Knowledge Becomes a Gate
When only one developer understands the system, access becomes limited.
- others hesitate to make changes
- code feels risky to touch
- even small updates require approval or guidance
The system stops being a shared asset and becomes personal territory.
Not intentionally—but effectively.
The Team Slows Down
Even if that developer is fast, the team isn’t.
- work queues up behind them
- developers wait instead of moving forward
- onboarding new team members takes longer
One person’s speed cannot scale across a team.
And over time, the gap becomes obvious.
The Hidden Cost of “No Documentation”
This isn’t about missing Word documents.
It’s about code that doesn’t explain itself.
- unclear naming and structure
- no shared understanding of architecture
- decisions locked inside someone’s head
Good code should act as living documentation—readable, predictable, and explainable.

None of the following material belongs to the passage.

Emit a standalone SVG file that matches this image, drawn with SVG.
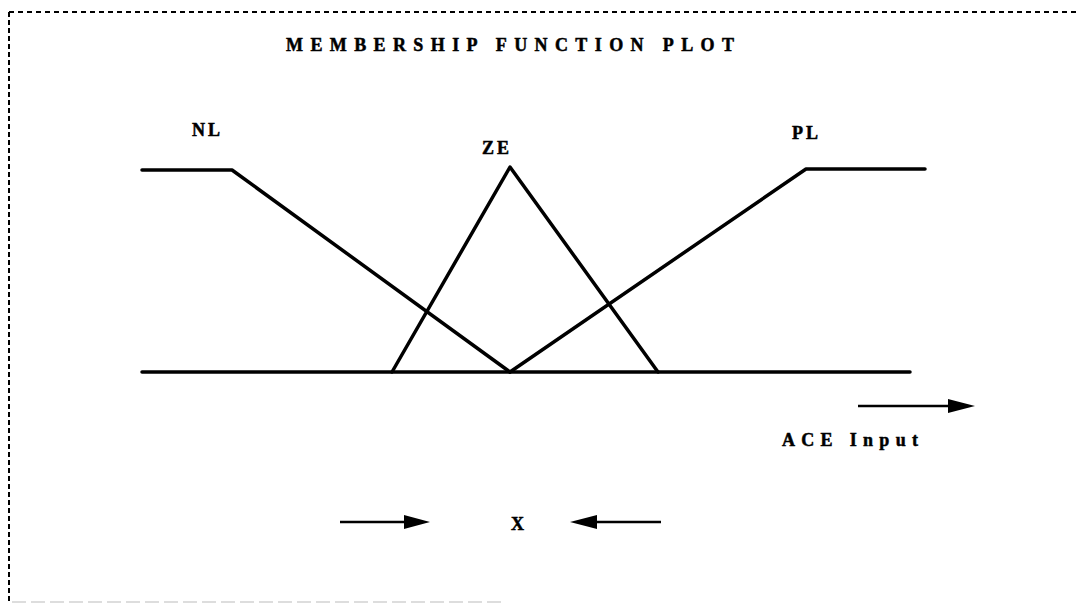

If only one person understands it, it’s already a problem.
What Happens When They’re Not Around
Eventually, reality hits.
- they go on leave
- they switch teams
- or they leave the company
And suddenly:
- bugs take longer to fix
- features slow down
- confidence drops across the team
The system didn’t break—but the team’s ability to work with it did.
Build Systems, Not Dependencies
The goal isn’t to reduce someone’s importance.
It’s to remove fragility.
- encourage shared ownership
- write code that communicates clearly
- make understanding part of the development process
Strong teams don’t rely on one person—they rely on shared clarity.
It feels safe when one developer knows everything.
But real safety is when anyone on the team can understand, change, and trust the system.